GIVEN TASK >> Copy each line below in which the word "this" occurs.

DATA PROVIDED >>

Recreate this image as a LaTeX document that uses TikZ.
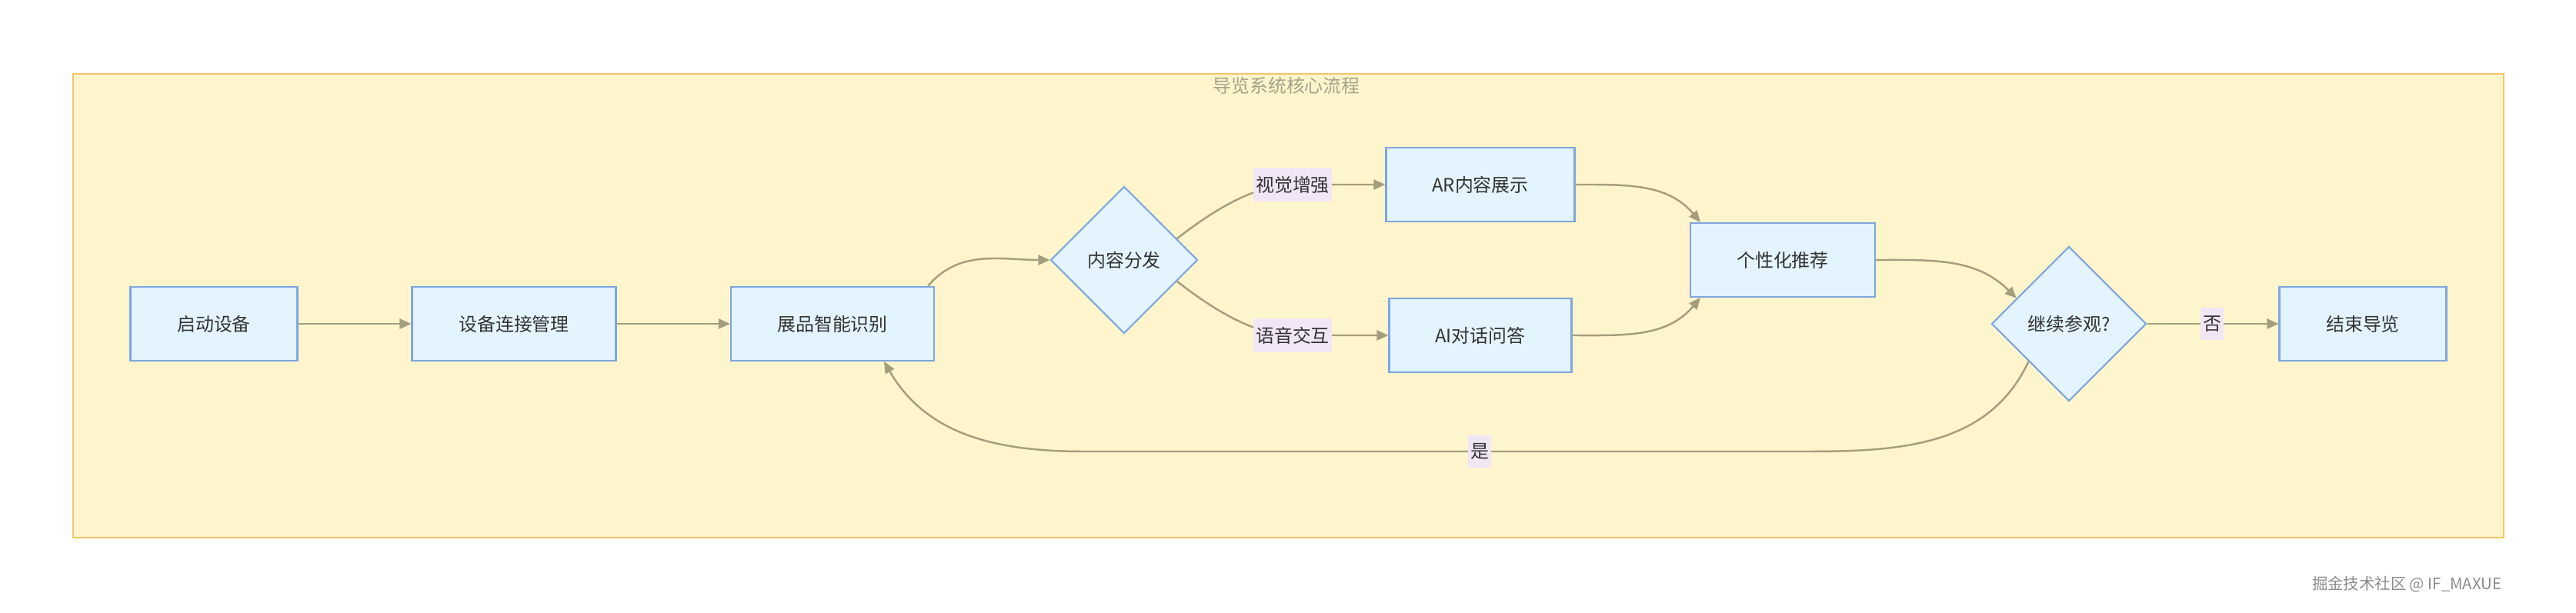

---

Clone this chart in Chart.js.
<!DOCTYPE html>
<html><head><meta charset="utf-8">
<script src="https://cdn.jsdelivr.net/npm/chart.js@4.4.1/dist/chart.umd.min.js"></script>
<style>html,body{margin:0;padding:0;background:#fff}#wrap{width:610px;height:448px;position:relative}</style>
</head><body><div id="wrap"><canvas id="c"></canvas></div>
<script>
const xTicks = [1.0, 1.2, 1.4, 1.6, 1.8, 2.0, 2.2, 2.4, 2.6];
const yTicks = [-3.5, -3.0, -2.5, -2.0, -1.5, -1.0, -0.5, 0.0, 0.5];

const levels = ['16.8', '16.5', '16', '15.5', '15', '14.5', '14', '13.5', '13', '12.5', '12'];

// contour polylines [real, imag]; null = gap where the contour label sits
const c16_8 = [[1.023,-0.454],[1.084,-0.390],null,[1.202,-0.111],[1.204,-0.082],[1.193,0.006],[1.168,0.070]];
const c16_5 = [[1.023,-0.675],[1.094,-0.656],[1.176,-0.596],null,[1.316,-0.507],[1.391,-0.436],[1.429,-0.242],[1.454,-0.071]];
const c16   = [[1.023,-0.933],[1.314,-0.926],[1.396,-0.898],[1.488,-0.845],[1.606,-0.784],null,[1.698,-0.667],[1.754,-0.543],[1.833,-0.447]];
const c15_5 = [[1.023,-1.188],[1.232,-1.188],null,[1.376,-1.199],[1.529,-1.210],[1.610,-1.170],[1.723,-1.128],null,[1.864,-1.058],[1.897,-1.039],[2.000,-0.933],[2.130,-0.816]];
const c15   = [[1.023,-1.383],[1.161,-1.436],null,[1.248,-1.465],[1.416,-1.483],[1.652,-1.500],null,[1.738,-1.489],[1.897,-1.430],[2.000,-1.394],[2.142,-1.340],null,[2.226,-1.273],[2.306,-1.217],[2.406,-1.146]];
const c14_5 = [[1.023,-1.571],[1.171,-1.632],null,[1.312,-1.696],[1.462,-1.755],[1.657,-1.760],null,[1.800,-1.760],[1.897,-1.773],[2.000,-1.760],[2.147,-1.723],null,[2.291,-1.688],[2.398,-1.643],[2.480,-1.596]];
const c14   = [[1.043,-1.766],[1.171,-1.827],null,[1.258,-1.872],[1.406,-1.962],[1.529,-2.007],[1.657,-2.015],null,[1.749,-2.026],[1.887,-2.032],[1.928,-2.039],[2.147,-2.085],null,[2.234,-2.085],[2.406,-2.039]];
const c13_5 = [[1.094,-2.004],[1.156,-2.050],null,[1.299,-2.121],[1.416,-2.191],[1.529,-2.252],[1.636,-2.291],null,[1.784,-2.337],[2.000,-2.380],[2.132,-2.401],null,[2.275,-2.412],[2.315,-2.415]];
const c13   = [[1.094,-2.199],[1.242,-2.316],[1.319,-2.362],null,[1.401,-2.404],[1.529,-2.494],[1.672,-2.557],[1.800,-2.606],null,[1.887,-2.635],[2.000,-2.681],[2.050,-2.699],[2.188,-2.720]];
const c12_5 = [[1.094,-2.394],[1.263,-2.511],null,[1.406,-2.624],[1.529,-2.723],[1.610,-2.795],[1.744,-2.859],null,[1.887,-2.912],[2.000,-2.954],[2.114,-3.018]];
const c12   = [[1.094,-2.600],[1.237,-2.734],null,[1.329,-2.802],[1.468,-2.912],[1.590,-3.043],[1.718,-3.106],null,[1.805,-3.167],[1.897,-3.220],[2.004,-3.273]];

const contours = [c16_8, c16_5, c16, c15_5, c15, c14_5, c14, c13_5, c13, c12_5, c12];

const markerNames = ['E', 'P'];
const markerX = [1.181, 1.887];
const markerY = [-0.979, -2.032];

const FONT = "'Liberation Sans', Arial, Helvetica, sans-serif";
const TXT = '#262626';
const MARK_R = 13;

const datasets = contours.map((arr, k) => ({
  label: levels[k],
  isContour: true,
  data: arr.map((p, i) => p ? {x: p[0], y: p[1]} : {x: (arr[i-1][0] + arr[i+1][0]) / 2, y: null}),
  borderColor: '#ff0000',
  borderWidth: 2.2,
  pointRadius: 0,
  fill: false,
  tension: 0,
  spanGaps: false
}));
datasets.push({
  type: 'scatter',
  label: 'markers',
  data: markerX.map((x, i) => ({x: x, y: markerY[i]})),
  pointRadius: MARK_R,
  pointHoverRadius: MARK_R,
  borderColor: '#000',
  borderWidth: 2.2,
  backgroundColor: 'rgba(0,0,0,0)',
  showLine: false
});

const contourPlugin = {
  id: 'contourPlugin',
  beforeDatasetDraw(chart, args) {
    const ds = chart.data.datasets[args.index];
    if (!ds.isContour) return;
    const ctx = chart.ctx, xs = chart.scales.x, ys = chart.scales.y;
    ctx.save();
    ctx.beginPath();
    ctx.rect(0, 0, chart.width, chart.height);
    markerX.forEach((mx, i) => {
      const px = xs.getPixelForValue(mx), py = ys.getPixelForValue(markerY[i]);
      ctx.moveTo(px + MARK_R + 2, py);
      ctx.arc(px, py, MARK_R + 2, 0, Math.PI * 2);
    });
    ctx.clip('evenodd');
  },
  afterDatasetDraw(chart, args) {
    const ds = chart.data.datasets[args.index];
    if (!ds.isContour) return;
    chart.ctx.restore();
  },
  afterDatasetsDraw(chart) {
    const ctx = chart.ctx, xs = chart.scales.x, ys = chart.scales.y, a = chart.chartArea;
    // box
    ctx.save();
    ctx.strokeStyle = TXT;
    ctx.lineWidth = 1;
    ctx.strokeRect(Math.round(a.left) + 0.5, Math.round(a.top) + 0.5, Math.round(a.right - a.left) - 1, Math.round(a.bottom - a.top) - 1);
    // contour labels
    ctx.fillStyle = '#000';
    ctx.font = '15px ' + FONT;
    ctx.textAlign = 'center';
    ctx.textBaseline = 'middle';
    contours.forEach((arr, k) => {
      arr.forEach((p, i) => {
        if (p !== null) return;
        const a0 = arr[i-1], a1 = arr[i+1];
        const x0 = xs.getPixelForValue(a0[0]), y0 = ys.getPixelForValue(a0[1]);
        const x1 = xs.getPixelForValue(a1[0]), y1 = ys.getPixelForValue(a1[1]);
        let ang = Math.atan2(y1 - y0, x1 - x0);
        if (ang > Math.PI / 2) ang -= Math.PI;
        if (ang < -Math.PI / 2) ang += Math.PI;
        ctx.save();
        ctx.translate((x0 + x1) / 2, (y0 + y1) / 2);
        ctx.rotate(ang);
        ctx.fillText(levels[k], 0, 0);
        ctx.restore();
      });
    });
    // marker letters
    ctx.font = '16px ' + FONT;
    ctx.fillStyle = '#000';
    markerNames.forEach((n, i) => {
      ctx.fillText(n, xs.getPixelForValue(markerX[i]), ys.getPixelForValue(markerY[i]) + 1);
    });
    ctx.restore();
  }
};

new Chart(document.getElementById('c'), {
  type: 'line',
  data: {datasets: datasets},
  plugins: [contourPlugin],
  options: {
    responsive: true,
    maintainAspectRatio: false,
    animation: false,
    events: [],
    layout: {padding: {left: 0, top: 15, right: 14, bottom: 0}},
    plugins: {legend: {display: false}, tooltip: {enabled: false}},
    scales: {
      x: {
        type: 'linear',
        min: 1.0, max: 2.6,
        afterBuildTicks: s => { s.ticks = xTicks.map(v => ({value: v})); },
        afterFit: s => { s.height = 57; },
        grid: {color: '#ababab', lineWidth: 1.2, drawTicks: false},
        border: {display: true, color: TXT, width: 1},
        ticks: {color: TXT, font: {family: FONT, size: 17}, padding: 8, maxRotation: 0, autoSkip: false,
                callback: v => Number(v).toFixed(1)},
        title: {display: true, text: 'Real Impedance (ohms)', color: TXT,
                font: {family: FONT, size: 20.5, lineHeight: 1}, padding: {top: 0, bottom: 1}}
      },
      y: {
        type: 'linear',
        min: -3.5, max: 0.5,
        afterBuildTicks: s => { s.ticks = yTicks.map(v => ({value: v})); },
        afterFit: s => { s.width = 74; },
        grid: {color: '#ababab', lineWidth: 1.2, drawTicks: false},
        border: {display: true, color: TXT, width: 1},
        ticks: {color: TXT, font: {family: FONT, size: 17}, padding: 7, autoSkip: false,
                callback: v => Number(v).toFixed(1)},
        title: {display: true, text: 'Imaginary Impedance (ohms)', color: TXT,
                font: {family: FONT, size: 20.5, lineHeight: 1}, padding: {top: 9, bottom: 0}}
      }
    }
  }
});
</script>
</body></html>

OUTPUT OF THE TASK >>
Recreate this image as a LaTeX document that uses TikZ.
Clone this chart in Chart.js.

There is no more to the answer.